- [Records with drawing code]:
------------------------------------------------------------------------
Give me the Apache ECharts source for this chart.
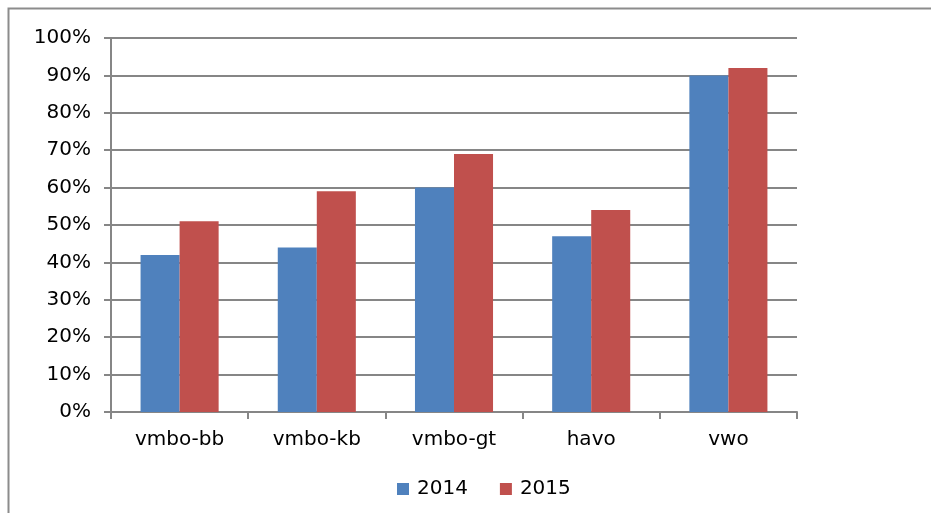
<!DOCTYPE html>
<html>
<head>
<meta charset="utf-8">
<script src="https://cdn.jsdelivr.net/npm/echarts@6/dist/echarts.min.js"></script>
<style>html,body{margin:0;padding:0;background:#fff}#c{width:931px;height:513px}</style>
</head>
<body>
<div id="c"></div>
<script>
var categories = ['vmbo-bb', 'vmbo-kb', 'vmbo-gt', 'havo', 'vwo'];
var series2014 = [42, 44, 60, 47, 90];
var series2015 = [51, 59, 69, 54, 92];
var seriesNames = ['2014', '2015'];

var chart = echarts.init(document.getElementById('c'));
var font = 'Verdana, "DejaVu Sans", sans-serif';
chart.setOption({
  animation: false,
  backgroundColor: '#fff',
  graphic: [{
    type: 'rect', shape: {x: 8.5, y: 8.5, width: 1000, height: 600},
    style: {fill: 'none', stroke: '#8c8c8c', lineWidth: 2}, silent: true
  }],
  grid: {left: 111, right: 134, top: 38, bottom: 101, containLabel: false},
  legend: {
    data: seriesNames, top: 474, left: 392,
    itemWidth: 12, itemHeight: 12, itemGap: 32, icon: 'rect',
    textStyle: {fontFamily: font, fontSize: 20, color: '#000', padding: [0, 0, 0, 3]}
  },
  xAxis: {
    type: 'category', data: categories,
    axisLine: {lineStyle: {color: '#868686', width: 2}},
    axisTick: {show: true, length: 7, lineStyle: {color: '#868686', width: 2}},
    axisLabel: {fontFamily: font, fontSize: 20, color: '#000', margin: 18}
  },
  yAxis: {
    type: 'value', min: 0, max: 100, interval: 10,
    axisLine: {show: true, lineStyle: {color: '#868686', width: 2}},
    axisTick: {show: true, length: 7, lineStyle: {color: '#868686', width: 2}},
    splitLine: {lineStyle: {color: '#868686', width: 2}},
    axisLabel: {fontFamily: font, fontSize: 20, color: '#000', margin: 20, formatter: '{value}%'}
  },
  series: [
    {name: seriesNames[0], type: 'bar', data: series2014, barGap: '0%', barCategoryGap: '43.1%',
     itemStyle: {color: '#4F81BD'}},
    {name: seriesNames[1], type: 'bar', data: series2015, barGap: '0%', barCategoryGap: '43.1%',
     itemStyle: {color: '#C0504D'}}
  ]
});
</script>
</body>
</html>
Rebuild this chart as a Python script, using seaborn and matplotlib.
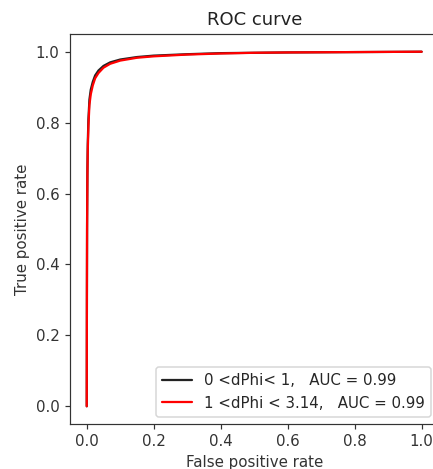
import matplotlib
matplotlib.use("Agg")
import matplotlib.pyplot as plt
import seaborn as sns
import pandas as pd

sns.set_style("ticks")
plt.rcParams['font.family'] = ['DejaVu Sans']

fpr = [0, 0.0005, 0.001, 0.002, 0.003, 0.005, 0.008, 0.012, 0.018, 0.025, 0.035,
       0.05, 0.07, 0.1, 0.15, 0.2, 0.3, 0.4, 0.5, 0.6, 0.8, 1.0]
tpr_0 = [0, 0.32, 0.52, 0.67, 0.74, 0.81, 0.865, 0.893, 0.915, 0.933, 0.947,
         0.96, 0.97, 0.978, 0.985, 0.989, 0.993, 0.996, 0.997, 0.998, 0.999, 1.0]
tpr_1 = [0, 0.30, 0.50, 0.65, 0.72, 0.79, 0.85, 0.88, 0.905, 0.925, 0.94,
         0.955, 0.966, 0.975, 0.983, 0.987, 0.992, 0.995, 0.997, 0.998, 0.999, 1.0]
labels = ["0 <dPhi< 1,   AUC = 0.99", "1 <dPhi < 3.14,   AUC = 0.99"]
colors = ["#222222", "red"]

df = pd.concat([
    pd.DataFrame({"fpr": fpr, "tpr": tpr_0, "label": labels[0]}),
    pd.DataFrame({"fpr": fpr, "tpr": tpr_1, "label": labels[1]}),
])

DPI = 108
fig = plt.figure(figsize=(433 / DPI, 469 / DPI), dpi=DPI)
ax = fig.add_axes([70 / 433, 45 / 469, 368.4 / 433, 390 / 469])
ax.set_facecolor("white")
sns.lineplot(data=df, x="fpr", y="tpr", hue="label", palette=colors,
             ax=ax, linewidth=1.5, sort=False, estimator=None)
for sp in ax.spines.values():
    sp.set_color("#333333")
    sp.set_linewidth(0.8)
ax.tick_params(colors="#333333", labelcolor="#333333", labelsize=10, length=3.5, width=0.8)
ax.set_xlim(-0.05, 1.05)
ax.set_ylim(-0.05, 1.05)
ax.set_xticks([0, 0.2, 0.4, 0.6, 0.8, 1.0])
ax.set_yticks([0, 0.2, 0.4, 0.6, 0.8, 1.0])
ax.set_xlabel("False positive rate", fontsize=10, color="#333333")
ax.set_ylabel("True positive rate", fontsize=10, color="#333333")
ax.set_title("ROC curve", fontsize=12, color="#222222")
leg = ax.legend(loc="lower right", fontsize=10, title=None, frameon=True)
leg.get_frame().set_edgecolor("#cccccc")
fig.savefig("out.png", dpi=DPI, facecolor="white")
------------------------------------------------------------------------
- [Task goal]: Repeat exactly the stretch of lines that opens with the line containing "Rebuild this chart" and closes with the line containing "plt.rcParams['font.family'] = ['DejaVu Sans']". Leave the pictures out, and add nothing.

- [Written response]:
Rebuild this chart as a Python script, using seaborn and matplotlib.
import matplotlib
matplotlib.use("Agg")
import matplotlib.pyplot as plt
import seaborn as sns
import pandas as pd

sns.set_style("ticks")
plt.rcParams['font.family'] = ['DejaVu Sans']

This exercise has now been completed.